Connolly saw in industrial unionism the means of organizing the working class where their source of power lay, in the arena of production. Moreover, akin to the view expressed by other Marxists on the nature of the workers’ councils, Connolly recognized the industrial union as the potential means by which the working class could create the basis for the administration of a future socialist republic within the husk of capitalism.
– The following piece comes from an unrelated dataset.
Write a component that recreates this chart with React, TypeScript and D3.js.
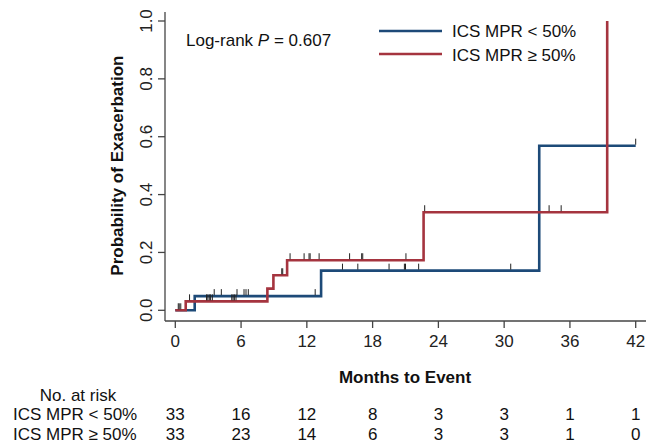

Between, on the one hand, the new economic organization, the Industrial Workers of the World, which prepares and organizes the administrative framework of society in the future, and at the same time furnishes the only effective method of resistance against present-day encroachments of the master class, and on the other hand the old-style pure and simple trade unionism of the AF of L with its system of dividing the working class and its professed belief in the identity of interests between Capital and Labor, between these two economic organizations our choice is as plain and unmistakable as between Socialism and Capitalism; indeed, it is the same proposition presented in different terms. And as we believe that all working class Socialists must realize that their place is in the only real economic organization truly worthy of the name of union, the IWW, so we believe that the same body has it in its power to solve the problem of Socialist unity. On the day that the IWW launches its own political party it will put an end to all excuse for two Socialist parties and open the way for a real and effective unification of the revolutionary forces. To it will flock all the real proletarians, all the loyal-hearted working class whom distrust and suspicion have so long kept divided: it will be the real Political Party of the Workers – the weapon by which the working class will register the decrees which its economic army must and shall enforce.[9]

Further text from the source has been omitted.